Manipulation of Liquid Crystals Helps Develop New Materials

A team of international scientists led by Juan J. de Pablo, a Professor of Chemical and Biological Engineering at the University of Wisconsin-Madison, has discovered that the manipulation of liquid crystals at the nanoscale can make the molecules they interact to self-assemble, thus paving the way to develop innovative materials with novel properties.

A computational model shows nanospheres of liquid crystal materials. The different patterns represent the self organization of surfactants, the molecules the liquid crystals interact with at their surface interface. (Image: Juan de Pablo.)

The results of the computer simulation study have been reported in the Nature journal. The study reveals the possibility of spontaneously forming new nanoscale morphologies using liquid crystals. The computational study simulated the characteristics of numerous rod-shaped liquid crystal molecules confined inside nano-sized liquid droplets. The study demonstrated that these liquid crystal molecules are capable of self-assembling when the droplets are cooled.
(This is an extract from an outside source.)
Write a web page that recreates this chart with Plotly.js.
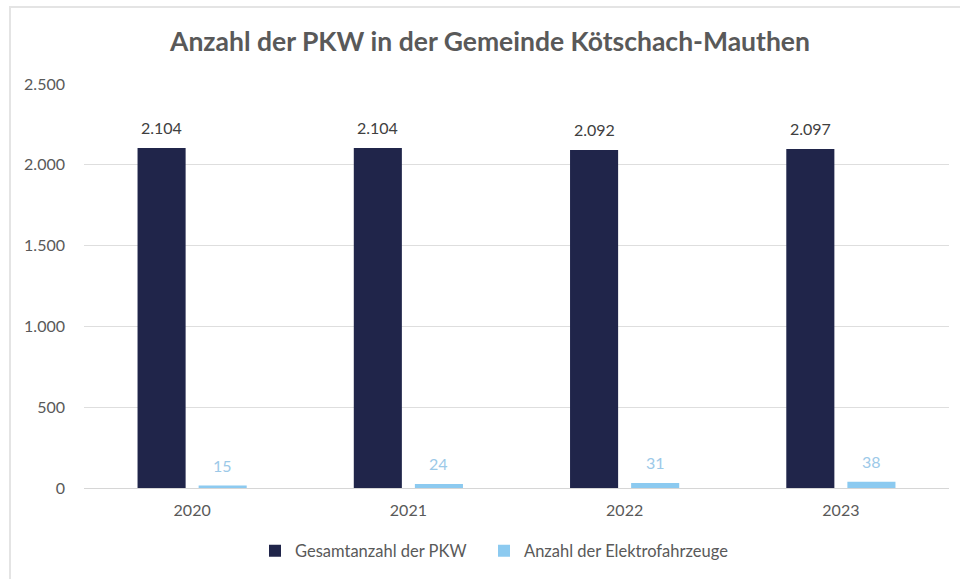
<!DOCTYPE html>
<html>
<head>
<meta charset="utf-8">
<script src="https://cdn.plot.ly/plotly-3.0.1.min.js"></script>
<style>
  html, body { margin: 0; padding: 0; background: #ffffff; }
  #wrap { position: relative; width: 960px; height: 579px; overflow: hidden; }
  #frame { position: absolute; left: 9px; top: 6px; width: 1000px; height: 700px;
           border: 2px solid #e4e4e4; box-sizing: border-box; pointer-events: none; }
  #chart { position: absolute; left: 0; top: 0; width: 960px; height: 579px; }
</style>
</head>
<body>
<div id="wrap">
  <div id="chart"></div>
  <div id="frame"></div>
</div>
<script>
// Registered passenger cars in Kötschach-Mauthen, per year
const years = ['2020', '2021', '2022', '2023'];
const totalCars = [2104, 2104, 2092, 2097];
const electricCars = [15, 24, 31, 38];
const seriesNames = ['Gesamtanzahl der PKW', 'Anzahl der Elektrofahrzeuge'];
const yTicks = [0, 500, 1000, 1500, 2000, 2500];

const darkBlue = '#20254a';
const lightBlue = '#8ccaf0';
const textGrey = '#595959';
const fontFamily = 'Lato, "Open Sans", sans-serif';

const fmt = v => v.toLocaleString('de-DE');
const slots = years.map((_, i) => i);

const traces = [
  { type: 'bar', name: seriesNames[0], x: slots, y: totalCars,
    marker: { color: darkBlue }, legend: 'legend' },
  { type: 'bar', name: seriesNames[1], x: slots, y: electricCars,
    marker: { color: lightBlue }, legend: 'legend2' }
];

// Value labels above each bar, shifted onto their bar within the group
const annotations = [];
slots.forEach(i => {
  annotations.push({ x: i, y: totalCars[i], xref: 'x', yref: 'y', text: fmt(totalCars[i]),
    showarrow: false, xshift: -30.5, yanchor: 'bottom', yshift: 9,
    font: { family: fontFamily, size: 16, color: '#404040' } });
  annotations.push({ x: i, y: electricCars[i], xref: 'x', yref: 'y', text: fmt(electricCars[i]),
    showarrow: false, xshift: 30.5, yanchor: 'bottom', yshift: 9,
    font: { family: fontFamily, size: 16, color: '#9cc9e8' } });
});

// One legend box per series so the two entries can sit at their own spots
const legendBase = {
  orientation: 'h', xref: 'container', xanchor: 'left',
  y: 1 - 551 / 579, yref: 'container', yanchor: 'middle',
  font: { size: 16.5, color: textGrey }, itemwidth: 30, bgcolor: 'rgba(0,0,0,0)'
};

const layout = {
  width: 960, height: 579,
  margin: { l: 84, r: 11, t: 84, b: 91 },
  paper_bgcolor: 'rgba(0,0,0,0)', plot_bgcolor: 'rgba(0,0,0,0)',
  separators: ',.',
  font: { family: fontFamily, size: 16, color: textGrey },
  title: { text: 'Anzahl der PKW in der Gemeinde Kötschach-Mauthen',
    x: 490 / 960, xanchor: 'center', y: 1 - 42 / 579, yanchor: 'middle', yref: 'container',
    font: { family: fontFamily, size: 26.5, color: textGrey, weight: 'bold' } },
  barmode: 'group', bargap: 0.435, bargroupgap: 0.213,
  xaxis: { type: 'linear', range: [-0.5, years.length - 0.5], fixedrange: true,
    tickvals: slots, ticktext: years,
    showgrid: false, zeroline: false, showline: false,
    ticks: '', ticklabelstandoff: 11, tickfont: { size: 16, color: textGrey } },
  yaxis: { range: [0, 2500], tickvals: yTicks, tickformat: ',d',
    showgrid: true, gridcolor: '#dedede', gridwidth: 1,
    zeroline: true, zerolinecolor: '#d6d6d6', zerolinewidth: 1,
    showline: false, ticks: '', ticklabelstandoff: 18,
    tickfont: { size: 16, color: textGrey } },
  legend: Object.assign({}, legendBase, { x: 255 / 960 }),
  legend2: Object.assign({}, legendBase, { x: 484 / 960 }),
  annotations: annotations,
  showlegend: true
};

Plotly.newPlot('chart', traces, layout, { displayModeBar: false, staticPlot: true });
</script>
</body>
</html>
de Pablo explained that the cooling process forms a liquid crystal phase because the liquid droplets become ordered upon cooling. What surprised the team was the behavior of the liquid crystallinity inside the droplets that stimulated the self-organization of water and other molecules present at the droplets’ interface, called surfactants, to form nanodomains.

This result shows that the interface molecules assume a homogeneous distribution when a liquid crystal is absent. However, the presence of a liquid crystal makes them to create an ordered nanostructure. de Pablo informed that the study results offer the possibility to create new structures and materials through the formation of these ordered nanophases by manipulating them either through surfactant concentration or droplet size.
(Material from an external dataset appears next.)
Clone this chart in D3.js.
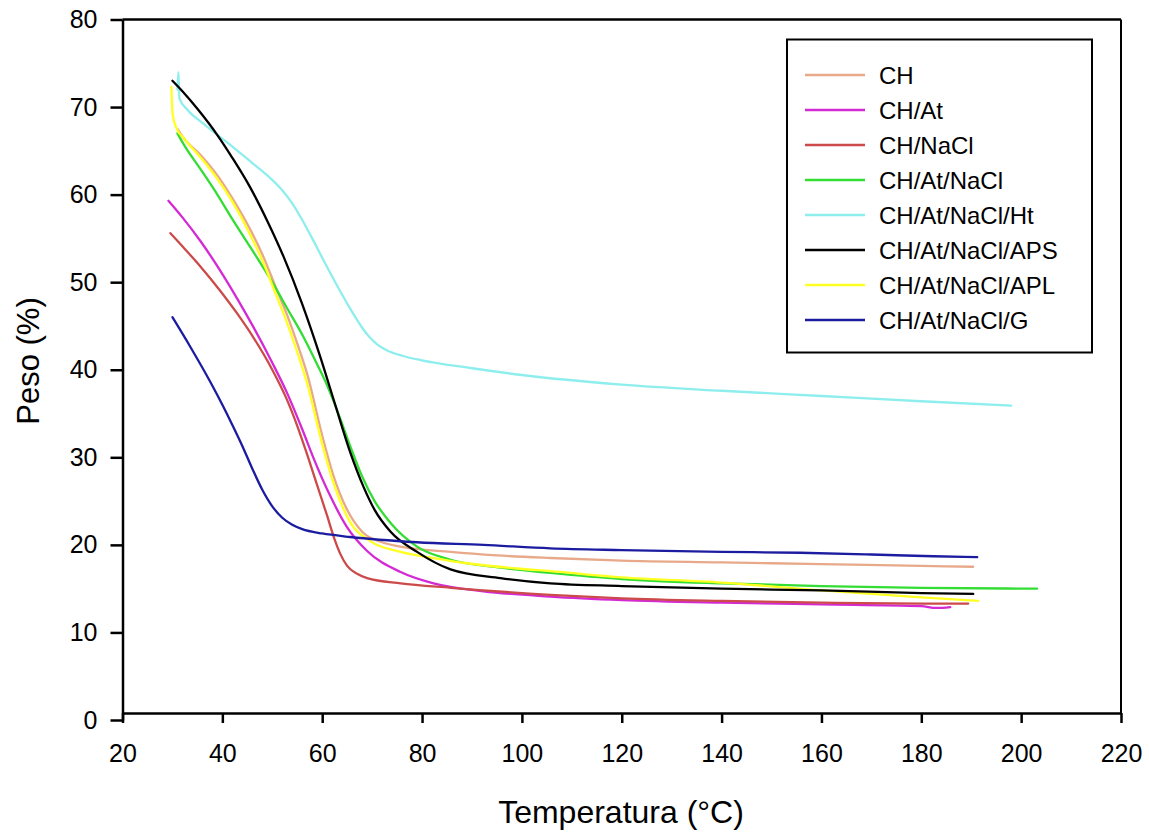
<!DOCTYPE html>
<html><head><meta charset="utf-8">
<script src="https://cdn.jsdelivr.net/npm/d3@7"></script>
<style>body{margin:0;background:#fff}svg{display:block}text{font-family:"Liberation Sans",Arial,sans-serif;fill:#000}</style>
</head><body><svg id="c" width="1149" height="832"></svg>
<script>
const seriesNames = ["CH","CH/At","CH/NaCl","CH/At/NaCl","CH/At/NaCl/Ht","CH/At/NaCl/APS","CH/At/NaCl/APL","CH/At/NaCl/G"];
const seriesColors = ["#e8a98a","#d42ad4","#cc4a4a","#33dd33","#8eeeee","#000000","#ffff22","#1c1ca0"];
const xTicks = [20,40,60,80,100,120,140,160,180,200,220];
const yTicks = [0,10,20,30,40,50,60,70,80];

const CH = [[31,67.5],[32.2,66.5],[36,64.3],[39,62.2],[42,59.6],[45.6,56],[48,53.2],[51,49],[53,46.2],[55,43],[57,39.5],[60,32.5],[62.2,28],[65,24],[68,21.5],[72,20.3],[75.7,19.8],[85.7,19.2],[95,18.8],[105.7,18.5],[120,18.2],[140,18.0],[160,17.8],[180,17.6],[190.4,17.5]];
const CH_At = [[29.2,59.3],[32,57.4],[35.6,54.7],[39.6,51.3],[43,48.1],[46.2,44.9],[50,40.8],[53,37.3],[56,33.2],[58.2,30.0],[61.6,25.6],[65,22.0],[69,19.3],[75.7,16.9],[82.3,15.6],[92.3,14.7],[105.7,14.1],[120,13.7],[140,13.4],[160,13.2],[180,13.0],[183,12.8],[185.8,12.9]];
const CH_NaCl = [[29.6,55.6],[32,54.1],[35.6,51.8],[39.6,49.0],[43,46.4],[46.2,43.7],[50,40.0],[53,36.5],[55,33.6],[57,30.3],[59,26.8],[61,23.3],[62.5,20.6],[63.6,19.0],[65,17.6],[67,16.7],[69,16.2],[75.7,15.6],[85.7,15.1],[105.7,14.3],[120,13.9],[140,13.6],[160,13.4],[180,13.3],[189.4,13.3]];
const CH_At_NaCl = [[31,67],[32.2,65.8],[36,62.6],[39,60.0],[42,57.2],[45.6,54],[50.2,49.8],[53,47],[56.2,43.8],[59,40.6],[61,38.2],[63.5,34.6],[65.6,31.3],[68,27.8],[70.5,25],[73.7,22.5],[79,19.8],[85.7,18.3],[95.7,17.4],[105.7,16.8],[120,16.1],[140,15.6],[160,15.3],[180,15.1],[203.2,15.0]];
const CH_At_NaCl_Ht = [[31.0,72],[31.2,74],[31.4,71],[33,69.7],[36.2,68.1],[42.2,65.4],[46,63.6],[49,62.2],[52,60.5],[54,59.0],[56,57.1],[58,55.0],[60,52.8],[63,49.6],[66,46.6],[68,44.8],[69.5,43.7],[71,42.9],[73,42.2],[76,41.6],[79.7,41.1],[89.7,40.2],[100,39.4],[120,38.3],[140,37.6],[160,37.0],[180,36.4],[198,35.9]];
const CH_At_NaCl_APS = [[30,73],[32,71.8],[35,69.8],[39,66.8],[42,64.2],[45.6,60.8],[49,57.0],[52.2,53.0],[56,47.5],[59.6,41.5],[62.5,36.2],[65.6,30.6],[68.3,26.6],[70.5,24.0],[73.7,21.5],[79,19.2],[85.7,17.2],[95.7,16.2],[105.7,15.6],[120,15.3],[140,15.0],[160,14.8],[180,14.5],[190.4,14.4]];
const CH_At_NaCl_APL = [[29.8,72.3],[29.9,70.5],[30.1,69],[30.8,67.6],[32.2,66.5],[36,64],[39,61.8],[42,59.2],[45.6,55.4],[48,52.5],[51,48.2],[53,45.3],[55,42],[57,38.4],[60,31.5],[62.2,27.2],[65.6,22.6],[69.7,20.4],[75.7,19.2],[82.3,18.5],[89,17.9],[99,17.3],[105.7,17.0],[120,16.3],[140,15.7],[160,14.8],[180,14.0],[191.4,13.6]];
const CH_At_NaCl_G = [[30,46],[33.6,42.6],[37.6,38.6],[40,36.0],[42,33.7],[44,31.3],[46,28.7],[48,26.3],[50,24.4],[52,23.1],[54,22.3],[56,21.8],[60,21.3],[65.6,20.9],[79,20.3],[92.3,20.0],[105.7,19.6],[120,19.4],[140,19.2],[155.7,19.1],[170,18.9],[182.4,18.7],[191.2,18.6]];
const allSeries = [CH,CH_At,CH_NaCl,CH_At_NaCl,CH_At_NaCl_Ht,CH_At_NaCl_APS,CH_At_NaCl_APL,CH_At_NaCl_G];

const svg = d3.select("#c");
const x = d3.scaleLinear().domain([20,220]).range([122.5,1121]);
const y = d3.scaleLinear().domain([0,80]).range([720,19.5]);
const axisY = 713;

// frame
svg.append("line").attr("x1",x(20)).attr("x2",x(220)).attr("y1",y(80)).attr("y2",y(80)).attr("stroke","#000").attr("stroke-width",2.5);
svg.append("line").attr("x1",x(220)).attr("x2",x(220)).attr("y1",y(80)).attr("y2",axisY).attr("stroke","#000").attr("stroke-width",2);

// x axis
const gx = svg.append("g").attr("transform",`translate(0,${axisY})`)
  .call(d3.axisBottom(x).tickValues(xTicks).tickSize(10).tickPadding(21).tickSizeOuter(0));
gx.select(".domain").attr("stroke-width",2.5);
gx.selectAll(".tick line").attr("stroke-width",2.5);
gx.selectAll("text").style("font-size","25px").attr("font-family","Liberation Sans, Arial, sans-serif");

// y axis
const gy = svg.append("g").attr("transform",`translate(${x(20)},0)`)
  .call(d3.axisLeft(y).tickValues(yTicks).tickSize(12).tickPadding(13).tickSizeOuter(0));
gy.select(".domain").attr("stroke-width",2.5);
gy.selectAll(".tick line").attr("stroke-width",2.5);
gy.selectAll("text").style("font-size","25px").attr("font-family","Liberation Sans, Arial, sans-serif");

// lines
const line = d3.line().x(d=>x(d[0])).y(d=>y(d[1])).curve(d3.curveMonotoneX);
const drawOrder = [4,0,1,2,3,6,5,7];
drawOrder.forEach(i=>{
  svg.append("path").datum(allSeries[i]).attr("d",line)
    .attr("fill","none").attr("stroke",seriesColors[i]).attr("stroke-width",2.3)
    .attr("stroke-linejoin","round").attr("stroke-linecap","round");
});

// axis titles
svg.append("text").attr("x",621).attr("y",823).attr("text-anchor","middle").style("font-size","32px").text("Temperatura (°C)");
svg.append("text").attr("transform","translate(39,361) rotate(-90)").attr("text-anchor","middle").style("font-size","31px").text("Peso (%)");

// legend
const lg = svg.append("g");
lg.append("rect").attr("x",787).attr("y",39.5).attr("width",305).attr("height",313).attr("fill","#fff").attr("stroke","#000").attr("stroke-width",2);
seriesNames.forEach((n,i)=>{
  const cy = 75 + i*35;
  lg.append("line").attr("x1",805).attr("x2",865).attr("y1",cy).attr("y2",cy).attr("stroke",seriesColors[i]).attr("stroke-width",2.3);
  lg.append("text").attr("x",879).attr("y",cy).attr("dy","0.36em").style("font-size","24px").text(n);
});
</script></body></html>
For instance, surfactants bonded to DNA molecules can be attached to liquid crystal droplets, which can then be organized through DNA hybridization, opening up the possibility to detect viruses, biological molecules and toxins using liquid crystals. The arrangement of the liquid crystals and the surfactants inside the droplet gets changed when a protein or virus is attached to the droplet, thus generating an optical signal, which is useful in biology research settings, health care and biosecurity.